**Records with drawing code**.
▼▼▼

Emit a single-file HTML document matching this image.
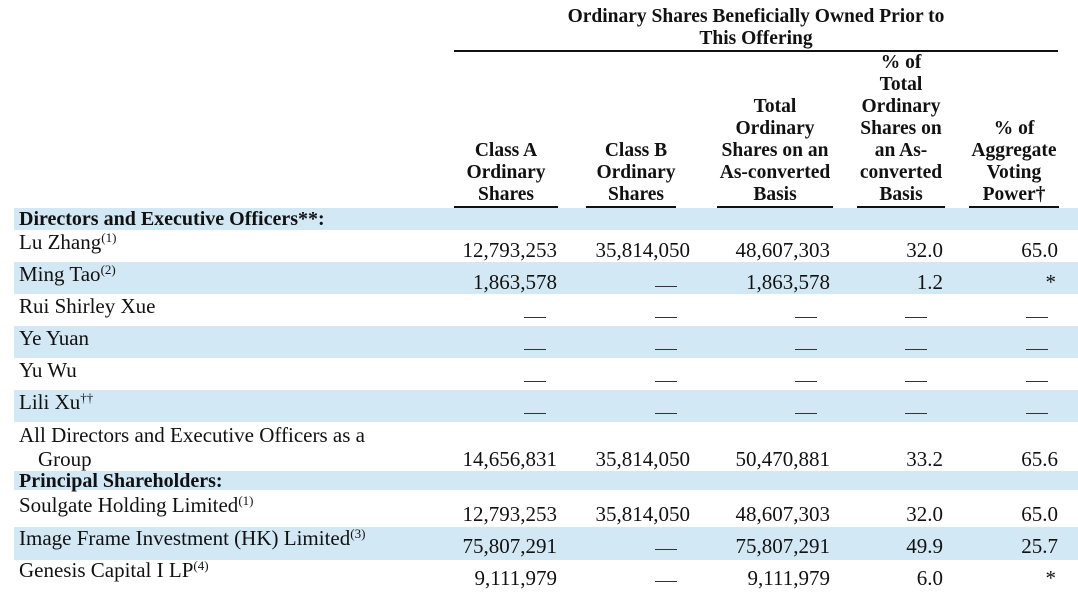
<!DOCTYPE html>
<html><head><meta charset="utf-8"><style>
body{margin:0;width:1078px;height:604px;background:#fff;position:relative;overflow:hidden;font-family:"Liberation Serif",serif;font-size:21px;color:#111}
.b{position:absolute;left:14px;width:1064px;background:#d3e8f5}
.t{position:absolute;white-space:nowrap;line-height:22px}
.h{position:absolute;text-align:center;font-weight:bold;font-size:19.5px;line-height:22px;white-space:nowrap}
.r{position:absolute;text-align:right;white-space:nowrap;line-height:22px}
.u{position:absolute;height:2px;background:#111}
sup{font-size:13px;vertical-align:7px;line-height:0}
.d{position:absolute;height:1px;width:22px;background:#333}
</style></head><body>
<div class="h" style="left:454px;width:604px;top:6px">Ordinary Shares Beneficially Owned Prior to<br>This Offering</div>
<div class="u" style="left:454px;width:604px;top:50px"></div>
<div class="h" style="left:454px;width:104px;top:140px">Class A<br>Ordinary<br>Shares</div>
<div class="h" style="left:584px;width:104px;top:140px">Class B<br>Ordinary<br>Shares</div>
<div class="h" style="left:712px;width:126px;top:96px">Total<br>Ordinary<br>Shares on an<br>As-converted<br>Basis</div>
<div class="h" style="left:852px;width:98px;top:52px">% of<br>Total<br>Ordinary<br>Shares on<br>an As-<br>converted<br>Basis</div>
<div class="h" style="left:964px;width:100px;top:118px">% of<br>Aggregate<br>Voting<br>Power†</div>
<div class="u" style="left:454px;width:104px;top:206px"></div>
<div class="u" style="left:586px;width:90px;top:206px"></div>
<div class="u" style="left:717px;width:116px;top:206px"></div>
<div class="u" style="left:857px;width:88px;top:206px"></div>
<div class="u" style="left:969px;width:90px;top:206px"></div>

<div class="b" style="top:208px;height:22px"></div>
<div class="b" style="top:262px;height:32px"></div>
<div class="b" style="top:326px;height:32px"></div>
<div class="b" style="top:390px;height:32px"></div>
<div class="b" style="top:471px;height:19px"></div>
<div class="b" style="top:527px;height:33px"></div>

<div class="t" style="left:19px;top:208px;font-weight:bold;font-size:20px">Directors and Executive Officers**:</div>
<div class="t" style="left:19px;top:231px">Lu Zhang<sup>(1)</sup></div>
<div class="t" style="left:19px;top:263px">Ming Tao<sup>(2)</sup></div>
<div class="t" style="left:19px;top:295px">Rui Shirley Xue</div>
<div class="t" style="left:19px;top:327px">Ye Yuan</div>
<div class="t" style="left:19px;top:359px">Yu Wu</div>
<div class="t" style="left:19px;top:391px">Lili Xu<sup>††</sup></div>
<div class="t" style="left:19px;top:424px">All Directors and Executive Officers as a</div>
<div class="t" style="left:38px;top:448px">Group</div>
<div class="t" style="left:19px;top:470px;font-weight:bold;font-size:20px">Principal Shareholders:</div>
<div class="t" style="left:19px;top:494px">Soulgate Holding Limited<sup>(1)</sup></div>
<div class="t" style="left:19px;top:527px">Image Frame Investment (HK) Limited<sup>(3)</sup></div>
<div class="t" style="left:19px;top:559px">Genesis Capital I LP<sup>(4)</sup></div>

<div class="r" style="right:521px;top:239px">12,793,253</div>
<div class="r" style="right:388px;top:239px">35,814,050</div>
<div class="r" style="right:248px;top:239px">48,607,303</div>
<div class="r" style="right:135px;top:239px">32.0</div>
<div class="r" style="right:20px;top:239px">65.0</div>

<div class="r" style="right:521px;top:271px">1,863,578</div>
<div class="d" style="left:655px;top:286px"></div>
<div class="r" style="right:248px;top:271px">1,863,578</div>
<div class="r" style="right:135px;top:271px">1.2</div>
<div class="r" style="right:22px;top:271px">*</div>

<div class="r" style="right:521px;top:448px">14,656,831</div>
<div class="r" style="right:388px;top:448px">35,814,050</div>
<div class="r" style="right:248px;top:448px">50,470,881</div>
<div class="r" style="right:135px;top:448px">33.2</div>
<div class="r" style="right:20px;top:448px">65.6</div>

<div class="r" style="right:521px;top:503px">12,793,253</div>
<div class="r" style="right:388px;top:503px">35,814,050</div>
<div class="r" style="right:248px;top:503px">48,607,303</div>
<div class="r" style="right:135px;top:503px">32.0</div>
<div class="r" style="right:20px;top:503px">65.0</div>

<div class="r" style="right:521px;top:535px">75,807,291</div>
<div class="d" style="left:655px;top:549px"></div>
<div class="r" style="right:248px;top:535px">75,807,291</div>
<div class="r" style="right:135px;top:535px">49.9</div>
<div class="r" style="right:20px;top:535px">25.7</div>

<div class="r" style="right:521px;top:567px">9,111,979</div>
<div class="d" style="left:655px;top:581px"></div>
<div class="r" style="right:248px;top:567px">9,111,979</div>
<div class="r" style="right:135px;top:567px">6.0</div>
<div class="r" style="right:22px;top:567px">*</div>

<div class="d" style="left:524px;top:317px"></div><div class="d" style="left:655px;top:317px"></div><div class="d" style="left:795px;top:317px"></div><div class="d" style="left:905px;top:317px"></div><div class="d" style="left:1026px;top:317px"></div>
<div class="d" style="left:524px;top:349px"></div><div class="d" style="left:655px;top:349px"></div><div class="d" style="left:795px;top:349px"></div><div class="d" style="left:905px;top:349px"></div><div class="d" style="left:1026px;top:349px"></div>
<div class="d" style="left:524px;top:381px"></div><div class="d" style="left:655px;top:381px"></div><div class="d" style="left:795px;top:381px"></div><div class="d" style="left:905px;top:381px"></div><div class="d" style="left:1026px;top:381px"></div>
<div class="d" style="left:524px;top:413px"></div><div class="d" style="left:655px;top:413px"></div><div class="d" style="left:795px;top:413px"></div><div class="d" style="left:905px;top:413px"></div><div class="d" style="left:1026px;top:413px"></div>
</body></html>
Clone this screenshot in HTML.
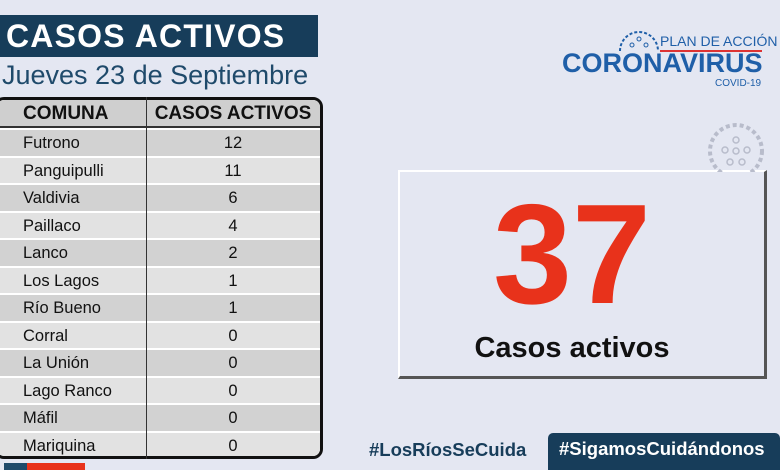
<!DOCTYPE html>
<html><head><meta charset="utf-8"><style>
*{margin:0;padding:0;box-sizing:border-box}
body{width:780px;height:470px;background:#e4e7f2;position:relative;overflow:hidden;font-family:"Liberation Sans",sans-serif}
.abs{position:absolute}
#title{left:0;top:15px;width:318px;height:42px;background:#173d5a;color:#fff;font-weight:bold;font-size:32px;letter-spacing:1.2px;line-height:42px;padding-left:6px}
#sub{left:2px;top:60px;font-size:27px;color:#1f4a6b;white-space:nowrap}
#tbl{left:-6px;top:97px;width:329px;height:362px;border:3px solid #111;border-radius:10px;overflow:hidden;background:#fff}
.row{position:absolute;left:0;width:100%;font-size:16.5px;color:#111}
.row .c1{position:absolute;left:26px}
.row .c2{position:absolute;left:152px;width:168px;text-align:center}
#div{left:146px;top:97px;width:1px;height:362px;background:#333}
#card{left:398px;top:170px;width:369px;height:209px;border-top:2px solid #fff;border-left:2px solid #fff;border-right:3px solid #555;border-bottom:3px solid #555}
</style></head><body>
<div class="abs" id="title">CASOS ACTIVOS</div>
<div class="abs" id="sub">Jueves 23 de Septiembre</div>
<div class="abs" id="tbl">
<div class="row" style="top:0;height:28px;background:#cfcfcf;border-bottom:2px solid #333;font-weight:bold;font-size:19px;line-height:28px"><span class="c1" style="left:26px">COMUNA</span><span class="c2">CASOS ACTIVOS</span></div>
</div>
<div class="abs" id="div"></div>
<div class="abs" id="card"></div>
<div class="abs" style="left:398px;top:180px;width:348px;text-align:center;color:#e8321b;font-weight:bold;font-size:142px;line-height:150px">37</div>
<div class="abs" style="left:398px;top:332px;width:348px;text-align:center;color:#111;font-weight:bold;font-size:29px">Casos activos</div>
<div class="abs" style="left:660px;top:33px;font-size:14px;color:#1f5fa8">PLAN DE ACCIÓN</div>
<div class="abs" style="left:660px;top:50px;width:102px;height:2px;background:#d33"></div>
<div class="abs" style="left:562px;top:48px;font-size:27px;font-weight:bold;color:#1f5fa8">CORONAVIRUS</div>
<div class="abs" style="left:715px;top:78px;font-size:10px;color:#1f5fa8">COVID-19</div>
<svg class="abs" style="left:618px;top:27px" width="42" height="26"><path d="M2 24 A19 19 0 0 1 40 24" fill="none" stroke="#1f5fa8" stroke-width="2" stroke-dasharray="3 2"/><circle cx="14" cy="18" r="2" fill="none" stroke="#1f5fa8"/><circle cx="21" cy="12" r="2" fill="none" stroke="#1f5fa8"/><circle cx="28" cy="18" r="2" fill="none" stroke="#1f5fa8"/></svg>
<svg class="abs" style="left:705px;top:120px" width="62" height="52"><circle cx="31" cy="31" r="26" fill="none" stroke="#b8bccb" stroke-width="4" stroke-dasharray="4 3"/><g fill="none" stroke="#b8bccb" stroke-width="1.5"><circle cx="31" cy="20" r="3"/><circle cx="20" cy="30" r="3"/><circle cx="31" cy="31" r="3"/><circle cx="42" cy="30" r="3"/><circle cx="25" cy="42" r="3"/><circle cx="37" cy="42" r="3"/></g></svg>
<div class="abs" style="left:369px;top:439px;font-size:18.5px;font-weight:bold;color:#173d5a">#LosRíosSeCuida</div>
<div class="abs" style="left:548px;top:433px;width:232px;height:37px;background:#173d5a;border-radius:5px 5px 0 0;color:#fff;font-size:18.5px;font-weight:bold;line-height:32px;padding-left:11px">#SigamosCuidándonos</div>
<div class="abs" style="left:4px;top:463px;width:23px;height:7px;background:#1f4a6b"></div>
<div class="abs" style="left:27px;top:463px;width:58px;height:7px;background:#e8321b"></div>
<script>
var d=[["Futrono",12],["Panguipulli",11],["Valdivia",6],["Paillaco",4],["Lanco",2],["Los Lagos",1],["Río Bueno",1],["Corral",0],["La Unión",0],["Lago Ranco",0],["Máfil",0],["Mariquina",0]];
var t=document.getElementById('tbl');
d.forEach(function(r,i){var e=document.createElement('div');e.className='row';var top=28+i*27.5;e.style.top=top+'px';e.style.height='27.5px';e.style.lineHeight='26px';e.style.background=i%2?'#e2e2e2':'#d2d2d2';e.style.borderTop='2px solid #fff';e.innerHTML='<span class="c1">'+r[0]+'</span><span class="c2">'+r[1]+'</span>';t.appendChild(e);});
</script>
</body></html>
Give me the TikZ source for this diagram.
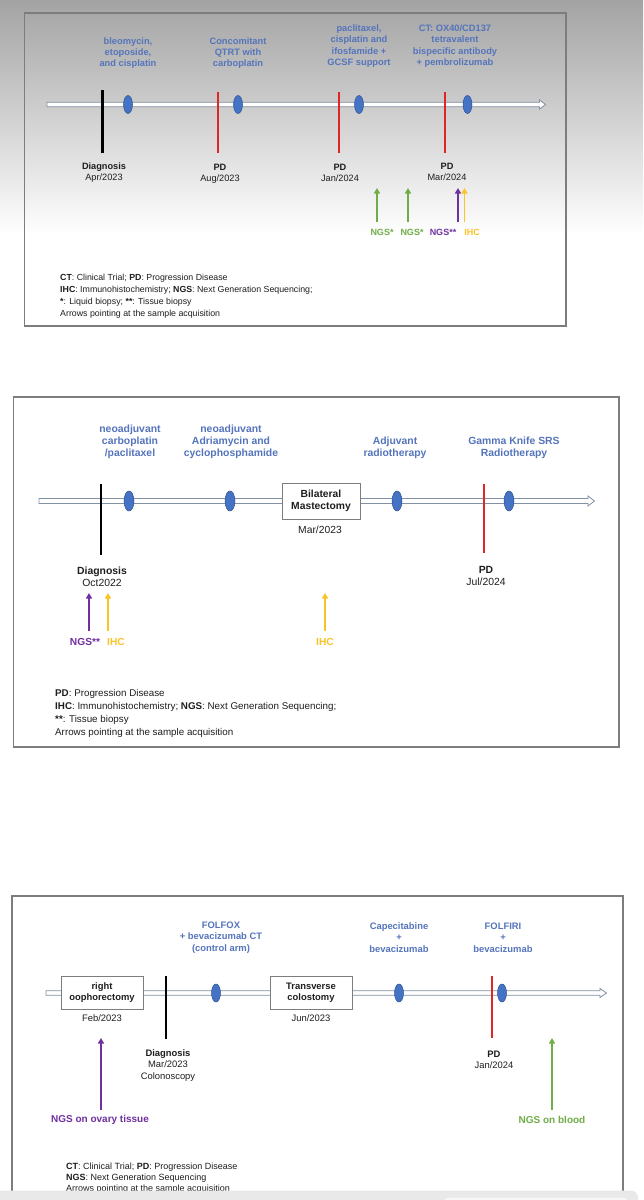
\documentclass[tikz,border=0pt]{standalone}
\usepackage{fontspec}
\setmainfont{Liberation Sans}
\usetikzlibrary{arrows.meta,shapes.geometric}
\definecolor{tblue}{RGB}{84,116,188}
\definecolor{evfill}{RGB}{68,114,196}
\definecolor{evline}{RGB}{47,82,143}
\definecolor{pdred}{RGB}{222,38,38}
\definecolor{ngsgreen}{RGB}{112,173,71}
\definecolor{ngspurple}{RGB}{112,48,160}
\definecolor{ihcyellow}{RGB}{250,195,40}
\definecolor{panelgray}{RGB}{125,125,125}
\definecolor{tlgray}{RGB}{130,145,165}
\definecolor{txt}{RGB}{30,30,30}
\definecolor{bggray}{RGB}{163,163,163}
\definecolor{bandgray}{RGB}{233,233,233}
\definecolor{bandlight}{RGB}{246,246,246}
\newcommand\myfs[2]{\fontsize{#1}{#2}\selectfont}
\begin{document}
\begin{tikzpicture}[x=1pt,y=-1pt,
  panel/.style={draw=panelgray,line width=1.3pt},
  tline/.style={draw=tlgray,fill=white,line width=0.8pt},
  ev/.style 2 args={ellipse,draw=evline,fill=evfill,line width=0.5pt,inner sep=0pt,minimum width=#1,minimum height=#2},
  diagline/.style={line width=2.6pt,draw=black},
  pdline/.style={line width=2pt,draw=pdred},
  samp/.style={line width=1.8pt,-{Triangle[length=5.5pt,width=6pt]}},
  treat/.style 2 args={text=tblue,align=center,inner sep=0pt,font=\bfseries\myfs{#1}{#2}},
  evlbl/.style 2 args={text=txt,align=center,inner sep=0pt,font=\myfs{#1}{#2}},
  sbox/.style 2 args={draw=panelgray,fill=white,line width=1pt,align=center,text=txt,inner sep=0pt,font=\bfseries\myfs{#1}{#2}},
  smp/.style={inner sep=0pt,font=\bfseries\myfs{#1}{#1}},
  legend/.style 2 args={text=txt,align=left,anchor=north west,inner sep=0pt,font=\myfs{#1}{#2}},
]
\useasboundingbox (0,0) rectangle (643,1200);
% background
\shade[top color=bggray,bottom color=white] (0,0) rectangle (643,235);
\fill[white] (0,235) rectangle (643,1200);

% ================= PANEL 1 =================
\draw[panel] (24.6,13) rectangle (566,326);
\draw[tline] (47,102.3) -- (539.5,102.3) -- (539.5,100) -- (545.5,104.5) -- (539.5,109) -- (539.5,106.7) -- (47,106.7) -- cycle;
\coordinate (p1d1t) at (102.5,90);  \coordinate (p1d1b) at (102.5,153);
\coordinate (p1r1t) at (218,92);    \coordinate (p1r1b) at (218,153);
\coordinate (p1r2t) at (338.5,92);  \coordinate (p1r2b) at (338.5,153);
\coordinate (p1r3t) at (445,92);    \coordinate (p1r3b) at (445,153);
\draw[diagline] (p1d1t) -- (p1d1b);
\draw[pdline] (p1r1t) -- (p1r1b);
\draw[pdline] (p1r2t) -- (p1r2b);
\draw[pdline] (p1r3t) -- (p1r3b);
\node[ev={9pt}{18pt}] (p1e1) at (128,104.5) {};
\node[ev={9pt}{18pt}] (p1e2) at (238,104.5) {};
\node[ev={9pt}{18pt}] (p1e3) at (359,104.5) {};
\node[ev={9pt}{18pt}] (p1e4) at (467.5,104.5) {};
\node[treat={9.3}{11}] (p1t1) at (128,53.5) {bleomycin,\\etoposide,\\and cisplatin};
\node[treat={9.3}{11}] (p1t2) at (238,53.5) {Concomitant\\QTRT with\\carboplatin};
\node[treat={9.3}{11.3}] (p1t3) at (359,46) {paclitaxel,\\cisplatin and\\ifosfamide +\\GCSF support};
\node[treat={9.3}{11.3}] (p1t4) at (455,46) {CT: OX40/CD137\\tetravalent\\bispecific antibody\\+ pembrolizumab};
\node[evlbl={9.2}{11}] (p1l1) at (104,173) {\textbf{Diagnosis}\\Apr/2023};
\node[evlbl={9.2}{11}] (p1l2) at (220,174) {\textbf{PD}\\Aug/2023};
\node[evlbl={9.2}{11}] (p1l3) at (340,173) {\textbf{PD}\\Jan/2024};
\node[evlbl={9.2}{11}] (p1l4) at (447,172) {\textbf{PD}\\Mar/2024};
\coordinate (p1a1s) at (377,222); \coordinate (p1a1e) at (377,188);
\coordinate (p1a2s) at (408,222); \coordinate (p1a2e) at (408,188);
\coordinate (p1a3s) at (458,222); \coordinate (p1a3e) at (458,188);
\coordinate (p1a4s) at (464.5,222); \coordinate (p1a4e) at (464.5,188);
\draw[samp,ngsgreen] (p1a1s) -- (p1a1e);
\draw[samp,ngsgreen] (p1a2s) -- (p1a2e);
\draw[samp,ngspurple] (p1a3s) -- (p1a3e);
\draw[samp,ihcyellow] (p1a4s) -- (p1a4e);
\node[smp=9,text=ngsgreen] (p1n1) at (382,232) {NGS*};
\node[smp=9,text=ngsgreen] (p1n2) at (412,232) {NGS*};
\node[smp=9,text=ngspurple] (p1n3) at (443,232) {NGS**};
\node[smp=9,text=ihcyellow] (p1n4) at (472,232) {IHC};
\node[legend={8.8}{12}] (p1leg) at (60,273.7) {\textbf{CT}: Clinical Trial; \textbf{PD}: Progression Disease\\\textbf{IHC}: Immunohistochemistry; \textbf{NGS}: Next Generation Sequencing;\\\textbf{*}: Liquid biopsy; \textbf{**}: Tissue biopsy\\Arrows pointing at the sample acquisition};

% ================= PANEL 2 =================
\draw[panel] (13.5,397) rectangle (619,747);
\draw[tline] (39,498.5) -- (588,498.5) -- (588,496) -- (594.5,501) -- (588,506) -- (588,503.5) -- (39,503.5) -- cycle;
\coordinate (p2d1t) at (101,484);  \coordinate (p2d1b) at (101,555);
\coordinate (p2r1t) at (484,484);  \coordinate (p2r1b) at (484,553);
\draw[diagline] (p2d1t) -- (p2d1b);
\draw[pdline] (p2r1t) -- (p2r1b);
\node[ev={10pt}{20pt}] (p2e1) at (129,501) {};
\node[ev={10pt}{20pt}] (p2e2) at (230,501) {};
\node[ev={10pt}{20pt}] (p2e3) at (397,501) {};
\node[ev={10pt}{20pt}] (p2e4) at (509,501) {};
\node[sbox={10.3}{12},minimum width=78pt,minimum height=36pt] (p2box) at (321,501) {Bilateral\\Mastectomy};
\node[evlbl={10.3}{12}] (p2bd) at (320,529.5) {Mar/2023};
\node[treat={10.4}{12}] (p2t1) at (130,442) {neoadjuvant\\carboplatin\\/paclitaxel};
\node[treat={10.4}{12}] (p2t2) at (231,442) {neoadjuvant\\Adriamycin and\\cyclophosphamide};
\node[treat={10.4}{12}] (p2t3) at (395,448) {Adjuvant\\radiotherapy};
\node[treat={10.4}{12}] (p2t4) at (514,448) {Gamma Knife SRS\\Radiotherapy};
\node[evlbl={10.4}{12}] (p2l1) at (102,577) {\textbf{Diagnosis}\\Oct2022};
\node[evlbl={10.4}{12}] (p2l2) at (486,576) {\textbf{PD}\\Jul/2024};
\coordinate (p2a1s) at (89,631);  \coordinate (p2a1e) at (89,593);
\coordinate (p2a2s) at (108,631); \coordinate (p2a2e) at (108,593);
\coordinate (p2a3s) at (325,631); \coordinate (p2a3e) at (325,593);
\draw[samp,ngspurple] (p2a1s) -- (p2a1e);
\draw[samp,ihcyellow] (p2a2s) -- (p2a2e);
\draw[samp,ihcyellow] (p2a3s) -- (p2a3e);
\node[smp=10.2,text=ngspurple] (p2n1) at (85,642) {NGS**};
\node[smp=10.2,text=ihcyellow] (p2n2) at (116,642) {IHC};
\node[smp=10.2,text=ihcyellow] (p2n3) at (325,642) {IHC};
\node[legend={9.8}{13}] (p2leg) at (55,689.3) {\textbf{PD}: Progression Disease\\\textbf{IHC}: Immunohistochemistry; \textbf{NGS}: Next Generation Sequencing;\\\textbf{**}: Tissue biopsy\\Arrows pointing at the sample acquisition};

% ================= PANEL 3 =================
\draw[panel] (12,896) rectangle (623,1215);
\draw[tline] (46,990.8) -- (600,990.8) -- (600,988.5) -- (606.5,993) -- (600,997.5) -- (600,995.2) -- (46,995.2) -- cycle;
\coordinate (p3d1t) at (166,976);  \coordinate (p3d1b) at (166,1039);
\coordinate (p3r1t) at (492,976);  \coordinate (p3r1b) at (492,1038);
\draw[diagline] (p3d1t) -- (p3d1b);
\draw[pdline] (p3r1t) -- (p3r1b);
\node[sbox={9.4}{11.5},minimum width=82pt,minimum height=33pt] (p3box1) at (102,992.5) {right\\oophorectomy};
\node[sbox={9.4}{11.5},minimum width=82pt,minimum height=33pt] (p3box2) at (311,992.5) {Transverse\\colostomy};
\node[evlbl={9.4}{11.5}] (p3bd1) at (102,1018.5) {Feb/2023};
\node[evlbl={9.4}{11.5}] (p3bd2) at (311,1018.5) {Jun/2023};
\node[ev={9pt}{18pt}] (p3e1) at (216,993) {};
\node[ev={9pt}{18pt}] (p3e2) at (399,993) {};
\node[ev={9pt}{18pt}] (p3e3) at (502,993) {};
\node[treat={9.4}{11.5}] (p3t1) at (221,937.5) {FOLFOX\\+ bevacizumab CT\\(control arm)};
\node[treat={9.4}{11.5}] (p3t2) at (399,937.5) {Capecitabine\\+\\bevacizumab};
\node[treat={9.4}{11.5}] (p3t3) at (503,937.5) {FOLFIRI\\+\\bevacizumab};
\node[evlbl={9.4}{11.5}] (p3l1) at (168,1065.5) {\textbf{Diagnosis}\\Mar/2023\\Colonoscopy};
\node[evlbl={9.4}{11.5}] (p3l2) at (494,1060) {\textbf{PD}\\Jan/2024};
\coordinate (p3a1s) at (101,1110); \coordinate (p3a1e) at (101,1038);
\coordinate (p3a2s) at (552,1110); \coordinate (p3a2e) at (552,1038);
\draw[samp,ngspurple] (p3a1s) -- (p3a1e);
\draw[samp,ngsgreen] (p3a2s) -- (p3a2e);
\node[smp=10,text=ngspurple] (p3n1) at (100,1119.5) {NGS on ovary tissue};
\node[smp=10,text=ngsgreen] (p3n2) at (552,1119.5) {NGS on blood};
\node[legend={9}{11}] (p3leg) at (66,1162.8) {\textbf{CT}: Clinical Trial; \textbf{PD}: Progression Disease\\\textbf{NGS}: Next Generation Sequencing\\Arrows pointing at the sample acquisition};

% bottom band
\fill[bandgray,rounded corners=7pt] (-10,1190.5) rectangle (638,1220);
\fill[bandlight,rounded corners=5pt] (443,1197.5) rectangle (628,1220);
\end{tikzpicture}
\end{document}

▲▲▲

**EXERCISE**. Keep to the stretch from the line containing "Give me the TikZ source for this diagram." through the line containing "(0,235) rectangle (643,1200);", both ends included, and copy it exactly from the listing above, minus the pictures.

**EXPECTED OUTPUT**.
Give me the TikZ source for this diagram.
\documentclass[tikz,border=0pt]{standalone}
\usepackage{fontspec}
\setmainfont{Liberation Sans}
\usetikzlibrary{arrows.meta,shapes.geometric}
\definecolor{tblue}{RGB}{84,116,188}
\definecolor{evfill}{RGB}{68,114,196}
\definecolor{evline}{RGB}{47,82,143}
\definecolor{pdred}{RGB}{222,38,38}
\definecolor{ngsgreen}{RGB}{112,173,71}
\definecolor{ngspurple}{RGB}{112,48,160}
\definecolor{ihcyellow}{RGB}{250,195,40}
\definecolor{panelgray}{RGB}{125,125,125}
\definecolor{tlgray}{RGB}{130,145,165}
\definecolor{txt}{RGB}{30,30,30}
\definecolor{bggray}{RGB}{163,163,163}
\definecolor{bandgray}{RGB}{233,233,233}
\definecolor{bandlight}{RGB}{246,246,246}
\newcommand\myfs[2]{\fontsize{#1}{#2}\selectfont}
\begin{document}
\begin{tikzpicture}[x=1pt,y=-1pt,
  panel/.style={draw=panelgray,line width=1.3pt},
  tline/.style={draw=tlgray,fill=white,line width=0.8pt},
  ev/.style 2 args={ellipse,draw=evline,fill=evfill,line width=0.5pt,inner sep=0pt,minimum width=#1,minimum height=#2},
  diagline/.style={line width=2.6pt,draw=black},
  pdline/.style={line width=2pt,draw=pdred},
  samp/.style={line width=1.8pt,-{Triangle[length=5.5pt,width=6pt]}},
  treat/.style 2 args={text=tblue,align=center,inner sep=0pt,font=\bfseries\myfs{#1}{#2}},
  evlbl/.style 2 args={text=txt,align=center,inner sep=0pt,font=\myfs{#1}{#2}},
  sbox/.style 2 args={draw=panelgray,fill=white,line width=1pt,align=center,text=txt,inner sep=0pt,font=\bfseries\myfs{#1}{#2}},
  smp/.style={inner sep=0pt,font=\bfseries\myfs{#1}{#1}},
  legend/.style 2 args={text=txt,align=left,anchor=north west,inner sep=0pt,font=\myfs{#1}{#2}},
]
\useasboundingbox (0,0) rectangle (643,1200);
% background
\shade[top color=bggray,bottom color=white] (0,0) rectangle (643,235);
\fill[white] (0,235) rectangle (643,1200);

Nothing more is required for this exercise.